Directors’ and Executives’ Liabilities under PRC Company Law (4/4)
The Article 180 of new PRC Company Law is a general article that explicitly defines a Chinese-style fiduciary duties of directors, supervisors, and senior management personnel (hereinafter referred to as "directors and officers"):
(a) Chinese-style duty of loyalty: Directors and senior management personnel must act in the best interest of the company and avoid using their positions for personal gain or to benefit others improperly. The burden of proof for violations of this duty lies with the company.
(b) Duty of Diligence: Directors and officers must fulfill their obligations with reasonable care and in the best interest of the company. While the law does not specify particular situations, it emphasizes the standard of reasonable management.
(c) Shadow Directors: Individuals who are not formally appointed as directors but exercise de facto control over the company's affairs are also subject to these provisions.
A. Judicial Precedents: The Definition and Application of Fiduciary and Duty of Care
(2020) Supreme Court Civil Appeal No. 640
Case Summary: The court examined whether Gao Bo's actions in the case violated either the duty of loyalty or the duty of care.
Court's View: The duty of loyalty prohibits directors from exploiting their positions for personal gain, and no such behavior was found in this case (Burden of proof on the company). The duty of care requires directors to exercise reasonable care, though specific standards are not legally defined.
Key Rulings: Gao Bo's actions fell within the scope of his duties as defined by the company's articles of association, and there was no evidence of negligence or harm to the company's interests. The court dismissed the Company's appeal due to insufficient evidence.
(2019) Supreme Court Civil Retrial No. 331
Case Summary: Li Huazhen, while serving as the legal representative and executive director of Tanghua Company, transferred 7,056,068 yuan from the company's account to his wife's account. Tanghua Company sued, alleging that this act damaged its interests.
Court's View: Li Huazhen failed to provide sufficient legal justification for the transfer and acted without authorization from the company's shareholders' meeting or board of directors. His actions infringed upon the company's property rights.
Key Rulings: The court upheld the original verdict, ruling that Li Huazhen must compensate the company for its losses.
These cases demonstrate that courts consider both procedural and substantive aspects when determining whether directors' actions constitute a conflict of interest or breach of duty. The extent to which directors' actions align with corporate governance procedures and internal regulations is a critical factor.
B. The Development of Directors and Officers Liability Insurance and Market Response
The expansion of directors' responsibilities under the new Company Law has led to corresponding adjustments in the coverage of Directors and Officers (D&O) liability insurance policies:
Expansion of Insurance Coverage:
Scope of Actions: Coverage includes acts or omissions, errors, breaches of duty, violations of trust, failures to fulfill fiduciary or duty of care obligations, false statements, misleading statements, and improper hiring practices.
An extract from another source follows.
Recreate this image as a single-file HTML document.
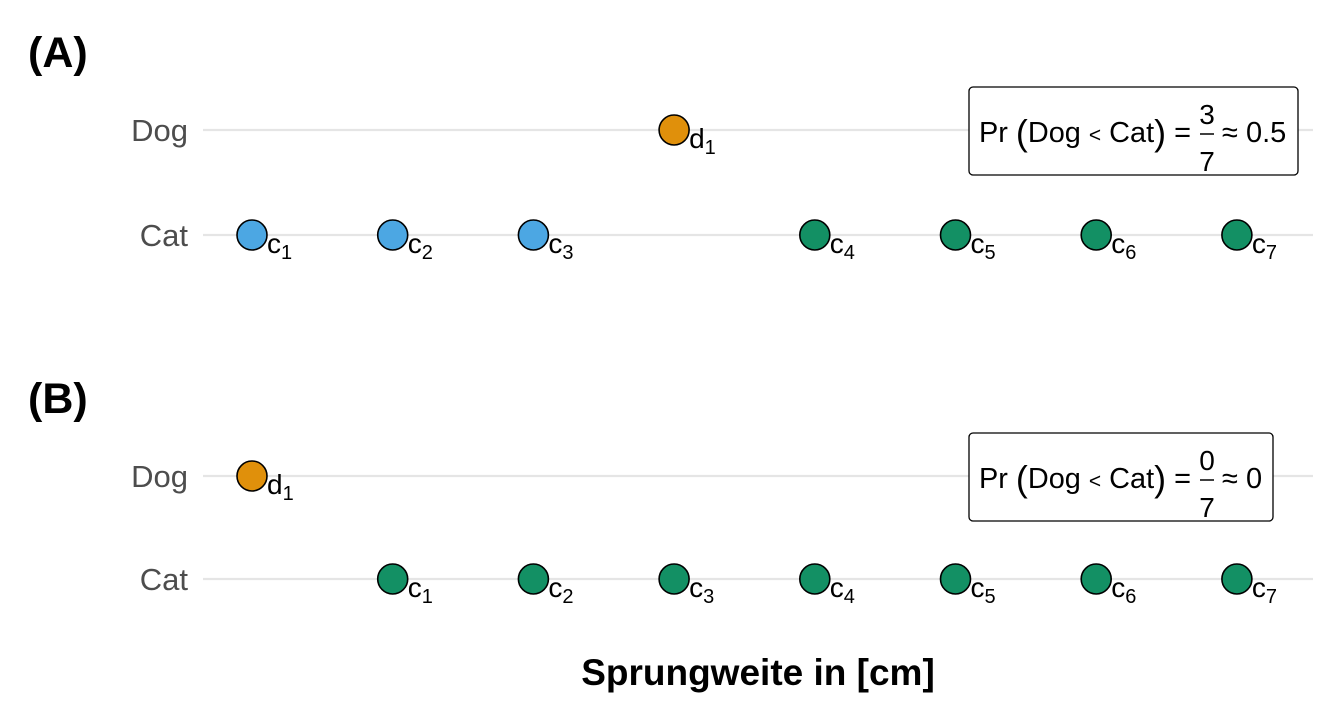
<!DOCTYPE html>
<html><head><meta charset="utf-8"><style>
html,body{margin:0;padding:0;background:#fff;}
svg{display:block;font-family:"Liberation Sans",sans-serif;}
</style></head><body>
<svg id="chart" width="1344" height="720" viewBox="0 0 1344 720">
  <text x="28" y="67" font-size="43" font-weight="bold">(A)</text>
  <text x="28" y="413" font-size="43" font-weight="bold">(B)</text>
  <text x="758" y="685" font-size="37" font-weight="bold" text-anchor="middle">Sprungweite in [cm]</text>
  <g id="plot"></g>
</svg>
<script>
const categories = ["Dog", "Cat"];
const panelA_dog = [4];
const panelA_cat = [1, 2, 3, 5, 6, 7, 8];
const panelA_catColor = ["blue", "blue", "blue", "green", "green", "green", "green"];
const panelB_dog = [1];
const panelB_cat = [2, 3, 4, 5, 6, 7, 8];
const panelB_catColor = ["green", "green", "green", "green", "green", "green", "green"];
const prNum = ["3", "0"];
const prDen = ["7", "7"];
const prApprox = ["0.5", "0"];

const NS = "http://www.w3.org/2000/svg";
const g = document.getElementById("plot");
const colors = {blue: "#4ca7e3", green: "#139064", orange: "#e0900b"};
function xs(v){ return 252 + (v - 1) * 140.7; }
function mk(tag, attrs, parent){
  const e = document.createElementNS(NS, tag);
  for (const k in attrs) e.setAttribute(k, attrs[k]);
  (parent || g).appendChild(e);
  return e;
}
const panels = [
  {dogY: 130, catY: 235, dog: panelA_dog, cat: panelA_cat, catCol: panelA_catColor, boxW: 329},
  {dogY: 476, catY: 579, dog: panelB_dog, cat: panelB_cat, catCol: panelB_catColor, boxW: 304}
];
panels.forEach((p, pi) => {
  [[p.dogY, categories[0]], [p.catY, categories[1]]].forEach(([y, name]) => {
    const ln = mk("line", {x1: 203, x2: 1313, y1: y, y2: y, stroke: "#e5e5e5", "stroke-width": 2.2});
    
    
    const t = mk("text", {x: 188, y: y + 11, "font-size": 31, fill: "#4d4d4d", "text-anchor": "end"});
    t.textContent = name;
    
    
  });
  const pts = [];
  p.dog.forEach((v, i) => pts.push({v, y: p.dogY, col: colors.orange, lbl: "d", idx: i + 1}));
  p.cat.forEach((v, i) => pts.push({v, y: p.catY, col: colors[p.catCol[i]], lbl: "c", idx: i + 1}));
  pts.forEach(pt => {
    const cx = xs(pt.v);
    const c = mk("circle", {cx: cx, cy: pt.y, r: 15, fill: pt.col, stroke: "#000", "stroke-width": 1.6});
    
    
    const t = mk("text", {x: cx + 15, y: pt.y + 18, "font-size": 28, fill: "#000"});
    
    
    t.textContent = pt.lbl;
    const s = mk("tspan", {"font-size": 20, dy: 6}, t);
    s.textContent = pt.idx;
  });
  const by = p.dogY - 43;
  const box = mk("rect", {x: 969, y: by, width: p.boxW, height: 88, rx: 4, fill: "#fff", stroke: "#000", "stroke-width": 1.3});
  
  
  const ty = p.dogY + 12;
  const t1 = mk("text", {x: 979, y: ty, "font-size": 29, textLength: 212, lengthAdjust: "spacingAndGlyphs"});
  
  
  t1.innerHTML = 'Pr <tspan font-size="36" dy="3">(</tspan><tspan dy="-3">Dog </tspan><tspan font-size="21">&lt;</tspan><tspan> Cat</tspan><tspan font-size="36" dy="3">)</tspan><tspan dy="-3"> =</tspan>';
  const fx = 1207;
  const n = mk("text", {x: fx, y: p.dogY - 6, "font-size": 28, "text-anchor": "middle"});
  n.textContent = prNum[pi];
  
  
  const fl = mk("line", {x1: fx - 7, x2: fx + 7, y1: p.dogY + 4, y2: p.dogY + 4, stroke: "#000", "stroke-width": 1.5});
  
  
  const d = mk("text", {x: fx, y: p.dogY + 41, "font-size": 28, "text-anchor": "middle"});
  d.textContent = prDen[pi];
  
  
  const a = mk("text", {x: fx + 15, y: ty, "font-size": 29});
  a.textContent = "≈ " + prApprox[pi];
  
  
});
</script>
</body></html>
Application Period: Insurance coverage applies to actions or omissions occurring during the policy term.
Key Considerations:
Insurance Policy Continuity: Just like other insurance policies, if the policy is not renewed or replaced in a timely manner, the insurance company may deny claims for wrongful acts that occurred during the policy term but were not reported before the policy lapsed.
Coverage Limits: Insurance limits can generally be tailored to meet the needs of the company.
C. Future Trends and Challenges
As the Company Law continues to evolve, the insurance market is expected to develop more specialized Directors and Officers (D&O) insurance products with broader coverage to address the expanding scope of directors' responsibilities. Insurers are encouraged to design more flexible policies to better meet the needs of small and medium-sized enterprises. At the same time, these businesses face unique challenges, particularly in managing policy renewal and replacement, as any lapse or delay could leave them exposed to uncovered losses.
Conclusion
Under the new Company Law, the boundaries of directors' fiduciary duties have become more clearly defined. Courts now consider both procedural compliance and substantive harm when determining liability. While the expansion of D&O insurance coverage provides greater protection, challenges remain, particularly regarding policy renewal and continuity. As the legal environment continues to improve, insurance products are expected to become more comprehensive. Companies must focus on improving corporate governance and risk management to align with the heightened standards of fiduciary and duty of care obligations.